Alerte démocratique à l’Université de Genève

Face à la mobilisation étudiante en solidarité avec le peuple palestinien en mai dernier, le rectorat de l’Université de Genève a choisi la répression plutôt que de prendre des positions fortes contre le génocide perpétré à Gaza. Depuis la rentrée universitaire en septembre, la répression est encore montée d’un cran.

Des étudiants occupent le hall d'Uni Mail à Genève en solidarité avec le peuple palestinien
Hall d’Uni Mail occupé, 16 mai 2024

 Quelques semaines seulement après la prise de fonction d’Audrey Leuba au rectorat de l’Université de Genève, le mouvement étudiant de solidarité avec le peuple palestinien commençait son occupation, ouverte à tou·texs et pacifique, du hall d’Uni Mail. Loin d’accueillir favorablement cette mobilisation et l’élan démocratique qui l’accompagne, la nouvelle rectrice a plutôt choisi la voie répressive : une semaine après le début de l’occupation, le 14 mai, les forces de l’ordre sont entrées dans l’université pour évacuer et placer en garde à vue les étudiant·exs – une première à l’Université de Genève.

Au retour de la pause estivale, alors que la mobilisation étudiante n’avait pas encore repris, le rectorat de l’UNIGE a choisi de prolonger sa politique répressive et anti-démocratique. Chaque année, la CUAE, le syndicat étudiant de l’université, réalise et distribue un agenda aux étudiant·exs afin de les informer sur leurs droits, vis-à-vis de l’administration de l’université et des autorités cantonales. Ses pages mettent également à l’honneur la lutte étudiante menée l’année passée, soit l’occupation d’Uni Mail en solidarité avec la Palestine pour cette nouvelle édition de l’agenda. Sur une base fallacieuse, la Coordination intercommunautaire contre l’antisémitisme et la diffamation (CICAD) s’est fendue d’un communiqué accusant le syndicat de faire l’apologie du terrorisme.

En moins de trois heures, le rectorat de l’UNIGE s’est aligné sur cette position en censurant l’agenda de la CUAE, qui fut interdit de distribution au sein et aux abords des locaux universitaires.
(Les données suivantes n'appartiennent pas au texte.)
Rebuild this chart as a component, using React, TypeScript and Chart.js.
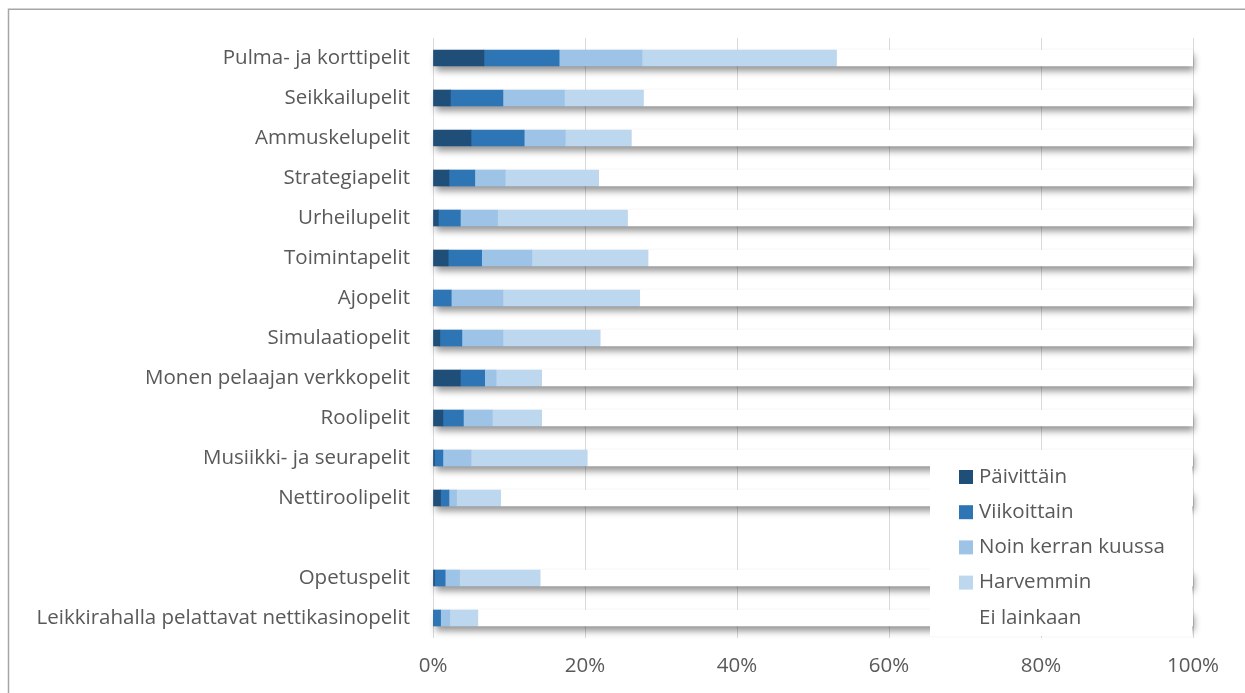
import React, { useEffect, useRef } from "react";
import { Chart, registerables } from "chart.js";

Chart.register(...registerables);

const categories = [
  "Pulma- ja korttipelit",
  "Seikkailupelit",
  "Ammuskelupelit",
  "Strategiapelit",
  "Urheilupelit",
  "Toimintapelit",
  "Ajopelit",
  "Simulaatiopelit",
  "Monen pelaajan verkkopelit",
  "Roolipelit",
  "Musiikki- ja seurapelit",
  "Nettiroolipelit",
  "",
  "Opetuspelit",
  "Leikkirahalla pelattavat nettikasinopelit",
];

const paivittain = [6.7, 2.3, 5.0, 2.1, 0.7, 2.0, 0.0, 0.9, 3.6, 1.3, 0.2, 1.0, null, 0.2, 0.0];
const viikoittain = [9.9, 6.9, 7.0, 3.4, 2.9, 4.4, 2.4, 2.9, 3.2, 2.7, 1.1, 1.1, null, 1.4, 1.0];
const kerranKuussa = [10.9, 8.1, 5.4, 4.0, 4.9, 6.6, 6.8, 5.4, 1.5, 3.8, 3.7, 1.0, null, 1.9, 1.2];
const harvemmin = [25.6, 10.4, 8.7, 12.3, 17.1, 15.3, 18.0, 12.8, 6.0, 6.5, 15.3, 5.8, null, 10.6, 3.7];
const eiLainkaan = [46.9, 72.3, 73.9, 78.2, 74.4, 71.7, 72.8, 78.0, 85.7, 85.7, 79.7, 91.1, null, 85.9, 94.1];

const seriesLabels = ["Päivittäin", "Viikoittain", "Noin kerran kuussa", "Harvemmin", "Ei lainkaan"];
const seriesValues = [paivittain, viikoittain, kerranKuussa, harvemmin, eiLainkaan];
const seriesColors = ["#1F4E79", "#2E75B6", "#9DC3E6", "#BDD7EE", "#FFFFFF"];

const xTickValues = [0, 20, 40, 60, 80, 100];

const FONT_FAMILY = "'Open Sans', Lato, sans-serif";
const FONT_SIZE = 20.5;
const TEXT_COLOR = "#595959";

const shadowPlugin = {
  id: "barShadow",
  beforeDatasetsDraw(chart: any) {
    const ctx = chart.ctx;
    const n = chart.data.datasets.length;
    const lastMeta = chart.getDatasetMeta(n - 1);
    const x0 = chart.scales.x.getPixelForValue(0);
    ctx.save();
    ctx.shadowColor = "rgba(0,0,0,0.42)";
    ctx.shadowBlur = 7;
    ctx.shadowOffsetX = 1;
    ctx.shadowOffsetY = 5;
    ctx.fillStyle = "#FFFFFF";
    lastMeta.data.forEach((el: any, i: number) => {
      if (seriesValues[n - 1][i] == null) return;
      const p = el.getProps(["x", "y", "height"], true);
      ctx.fillRect(x0 + 2, p.y - p.height / 2, p.x - x0 - 2, p.height);
    });
    ctx.restore();
  },
};

const frameLegendPlugin = {
  id: "frameLegend",
  beforeDraw(chart: any) {
    const ctx = chart.ctx;
    ctx.save();
    ctx.fillStyle = "#FFFFFF";
    ctx.fillRect(0, 0, chart.width, chart.height);
    ctx.restore();
  },
  afterDraw(chart: any) {
    const ctx = chart.ctx;
    const area = chart.chartArea;
    ctx.save();
    // frame
    ctx.strokeStyle = "#A6A6A6";
    ctx.lineWidth = 1.5;
    ctx.beginPath();
    ctx.moveTo(8.5, chart.height);
    ctx.lineTo(8.5, 9.2);
    ctx.lineTo(chart.width, 9.2);
    ctx.stroke();

    // legend box
    const boxRight = area.right - 1;
    const boxLeft = boxRight - 262;
    const boxBottom = area.bottom - 2;
    const boxTop = boxBottom - 183;
    ctx.fillStyle = "#FFFFFF";
    ctx.fillRect(boxLeft, boxTop, boxRight - boxLeft, boxBottom - boxTop);

    ctx.font = `${FONT_SIZE}px ${FONT_FAMILY}`;
    ctx.textBaseline = "middle";
    ctx.textAlign = "left";
    seriesLabels.forEach((label, i) => {
      const cy = boxTop + 24 + i * 35.2;
      ctx.fillStyle = seriesColors[i];
      ctx.fillRect(boxLeft + 29, cy - 7, 14, 14);
      ctx.fillStyle = TEXT_COLOR;
      ctx.fillText(label, boxLeft + 49, cy);
    });
    ctx.restore();
  },
};

export default function App() {
  const canvasRef = useRef<HTMLCanvasElement | null>(null);

  useEffect(() => {
    if (!canvasRef.current) return;
    const chart = new Chart(canvasRef.current, {
      type: "bar",
      data: {
        labels: categories,
        datasets: seriesLabels.map((label, i) => ({
          label,
          data: seriesValues[i],
          backgroundColor: seriesColors[i],
          borderWidth: 0,
          barThickness: 16,
        })),
      },
      options: {
        indexAxis: "y",
        responsive: false,
        animation: false,
        layout: { padding: { top: 38, right: 52, bottom: 0, left: 0 } },
        plugins: {
          legend: { display: false },
          tooltip: { enabled: false },
        },
        scales: {
          x: {
            stacked: true,
            min: 0,
            max: 100,
            afterBuildTicks: (scale: any) => {
              scale.ticks = xTickValues.map((v) => ({ value: v }));
            },
            afterFit: (scale: any) => {
              scale.height = 55;
            },
            grid: { color: "#D9D9D9", lineWidth: 1, drawTicks: false },
            border: { display: false },
            ticks: {
              padding: 16,
              color: TEXT_COLOR,
              font: { family: FONT_FAMILY, size: FONT_SIZE },
              callback: (v: any) => `${v}%`,
            },
          },
          y: {
            stacked: true,
            afterFit: (scale: any) => {
              scale.width = 433;
            },
            grid: { display: false, drawTicks: false },
            border: { display: false },
            ticks: {
              padding: 23,
              color: TEXT_COLOR,
              font: { family: FONT_FAMILY, size: FONT_SIZE },
              autoSkip: false,
            },
          },
        },
      },
      plugins: [shadowPlugin, frameLegendPlugin],
    });
    return () => chart.destroy();
  }, []);

  return (
    <div style={{ position: "absolute", left: 0, top: 0, width: 1245, height: 693 }}>
      <canvas ref={canvasRef} width={1245} height={693} style={{ display: "block" }} />
    </div>
  );
}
Dans les jours qui ont suivi, le syndicat a été menacé d’être privé de ses subventions, ce qui équivaudrait à une dissolution de la seule organisation qui défend les droits des étudiant·exs au sein de l’Université de Genève.

Les événements de ces derniers mois laissent apparaître une situation démocratique inquiétante à l’Université de Genève, à l’interne comme à l’externe. 

D’une part, le rectorat semble en effet vouloir s’affranchir progressivement des instances démocratiques universitaires, en affaiblissant les acteurs politiques internes détenteurs d’un contre-pouvoir. 

D’autre part, l’autonomie politique de l’UNIGE est mise en péril par l’alignement du rectorat sur les positions d’une organisation réactionnaire externe faisant pression sur lui. La démocratie interne et l’autonomie vis-à-vis du monde politique sont des conditions essentielles du bon fonctionnement du monde académique qu’il faut absolument défendre. Elles garantissent aussi bien sa fonction scientifique – en permettant aux chercheur·eusexs de porter un regard critique sur le monde social –  que sa fonction pédagogique – par la transmission de savoirs critiques aux étudiant·exs.